Quote the listing in full, exactly as given, minus any pictures.

———

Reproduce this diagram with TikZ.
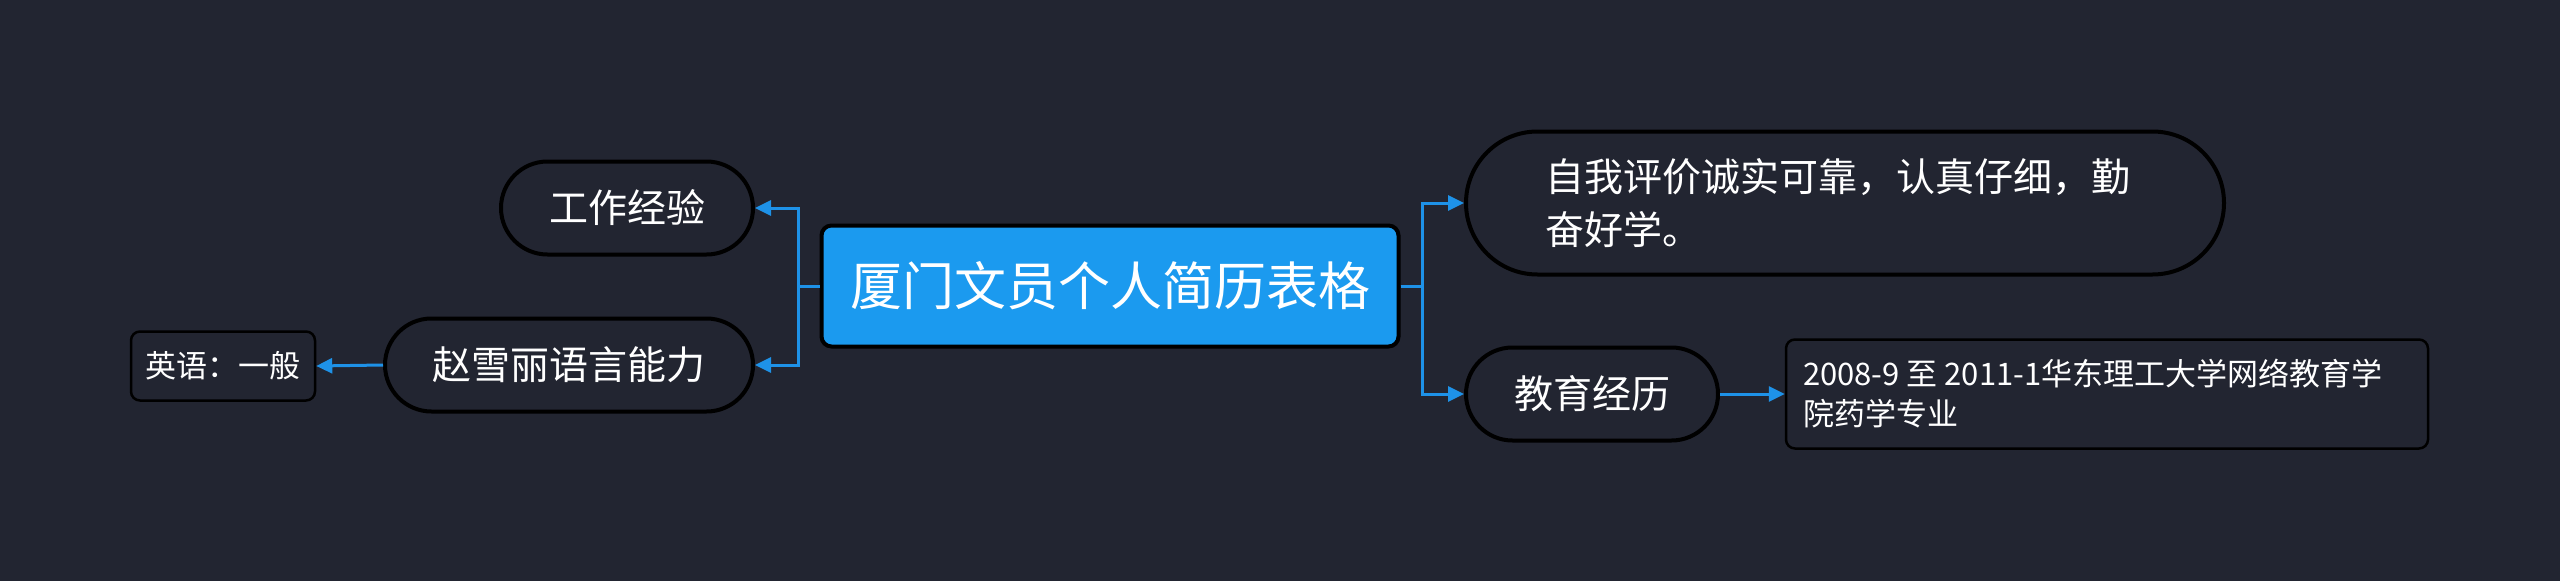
\documentclass[tikz,border=0pt]{standalone}
\usepackage{fontspec}
\setmainfont{Noto Sans CJK SC}
\usetikzlibrary{arrows.meta,shapes.misc}
\definecolor{bgdark}{RGB}{34,37,49}
\definecolor{rootblue}{RGB}{27,154,239}
\definecolor{linkblue}{RGB}{30,146,232}

\begin{document}
\begin{tikzpicture}[x=1pt,y=-1pt,
    pill/.style={rounded rectangle,draw=black,line width=4pt,fill=bgdark,text=white,
        font=\fontsize{39}{45}\selectfont,minimum height=93pt,inner xsep=0pt},
    leaf/.style={rectangle,rounded corners=9pt,draw=black,line width=2.5pt,fill=bgdark,text=white},
    link/.style={linkblue,line width=3pt,-{Triangle[length=16pt,width=15pt]}}]
    \fill[bgdark] (0,0) rectangle (2560,581);
    \useasboundingbox (0,0) rectangle (2560,581);
    \node[rectangle,rounded corners=10pt,draw=black,line width=4pt,fill=rootblue,text=white,
        font=\fontsize{52}{60}\selectfont,minimum width=577pt,minimum height=121pt] (root) at (1110,286) {厦门文员个人简历表格};
    \node[pill,minimum width=252pt] (work) at (627,208) {工作经验};
    \node[pill,minimum width=368pt] (lang) at (569,365) {赵雪丽语言能力};
    \node[leaf,font=\fontsize{31}{36}\selectfont,minimum width=184pt,minimum height=69pt] (eng) at (223,366) {英语：一般};
    \node[pill,minimum width=758pt,minimum height=143pt,text width=600pt,align=flush left,
        font=\fontsize{39}{53}\selectfont] (self) at (1845,203) {自我评价诚实可靠，认真仔细，勤\\奋好学。};
    \node[pill,minimum width=252pt] (edu) at (1592,394) {教育经历};
    \node[leaf,font=\fontsize{31}{40}\selectfont,minimum width=642pt,minimum height=109pt,
        inner xsep=17pt,text width=608pt,align=flush left] (school) at (2107,394) {2008-9 至 2011-1华东理工大学网络教育学\\院药学专业};
    \coordinate (ltrunk) at (798,286);
    \coordinate (rtrunk) at (1422,286);
    \draw[link] (root.west) -- (ltrunk) |- (work.east);
    \draw[link] (root.west) -- (ltrunk) |- (lang.east);
    \draw[link] (root.east) -- (rtrunk) |- (self.west);
    \draw[link] (root.east) -- (rtrunk) |- (edu.west);
    \draw[link] (lang.west) -- (eng.east);
    \draw[link] (edu.east) -- (school.west);
\end{tikzpicture}
\end{document}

———

» Expected output:
Reproduce this diagram with TikZ.
\documentclass[tikz,border=0pt]{standalone}
\usepackage{fontspec}
\setmainfont{Noto Sans CJK SC}
\usetikzlibrary{arrows.meta,shapes.misc}
\definecolor{bgdark}{RGB}{34,37,49}
\definecolor{rootblue}{RGB}{27,154,239}
\definecolor{linkblue}{RGB}{30,146,232}

\begin{document}
\begin{tikzpicture}[x=1pt,y=-1pt,
    pill/.style={rounded rectangle,draw=black,line width=4pt,fill=bgdark,text=white,
        font=\fontsize{39}{45}\selectfont,minimum height=93pt,inner xsep=0pt},
    leaf/.style={rectangle,rounded corners=9pt,draw=black,line width=2.5pt,fill=bgdark,text=white},
    link/.style={linkblue,line width=3pt,-{Triangle[length=16pt,width=15pt]}}]
    \fill[bgdark] (0,0) rectangle (2560,581);
    \useasboundingbox (0,0) rectangle (2560,581);
    \node[rectangle,rounded corners=10pt,draw=black,line width=4pt,fill=rootblue,text=white,
        font=\fontsize{52}{60}\selectfont,minimum width=577pt,minimum height=121pt] (root) at (1110,286) {厦门文员个人简历表格};
    \node[pill,minimum width=252pt] (work) at (627,208) {工作经验};
    \node[pill,minimum width=368pt] (lang) at (569,365) {赵雪丽语言能力};
    \node[leaf,font=\fontsize{31}{36}\selectfont,minimum width=184pt,minimum height=69pt] (eng) at (223,366) {英语：一般};
    \node[pill,minimum width=758pt,minimum height=143pt,text width=600pt,align=flush left,
        font=\fontsize{39}{53}\selectfont] (self) at (1845,203) {自我评价诚实可靠，认真仔细，勤\\奋好学。};
    \node[pill,minimum width=252pt] (edu) at (1592,394) {教育经历};
    \node[leaf,font=\fontsize{31}{40}\selectfont,minimum width=642pt,minimum height=109pt,
        inner xsep=17pt,text width=608pt,align=flush left] (school) at (2107,394) {2008-9 至 2011-1华东理工大学网络教育学\\院药学专业};
    \coordinate (ltrunk) at (798,286);
    \coordinate (rtrunk) at (1422,286);
    \draw[link] (root.west) -- (ltrunk) |- (work.east);
    \draw[link] (root.west) -- (ltrunk) |- (lang.east);
    \draw[link] (root.east) -- (rtrunk) |- (self.west);
    \draw[link] (root.east) -- (rtrunk) |- (edu.west);
    \draw[link] (lang.west) -- (eng.east);
    \draw[link] (edu.east) -- (school.west);
\end{tikzpicture}
\end{document}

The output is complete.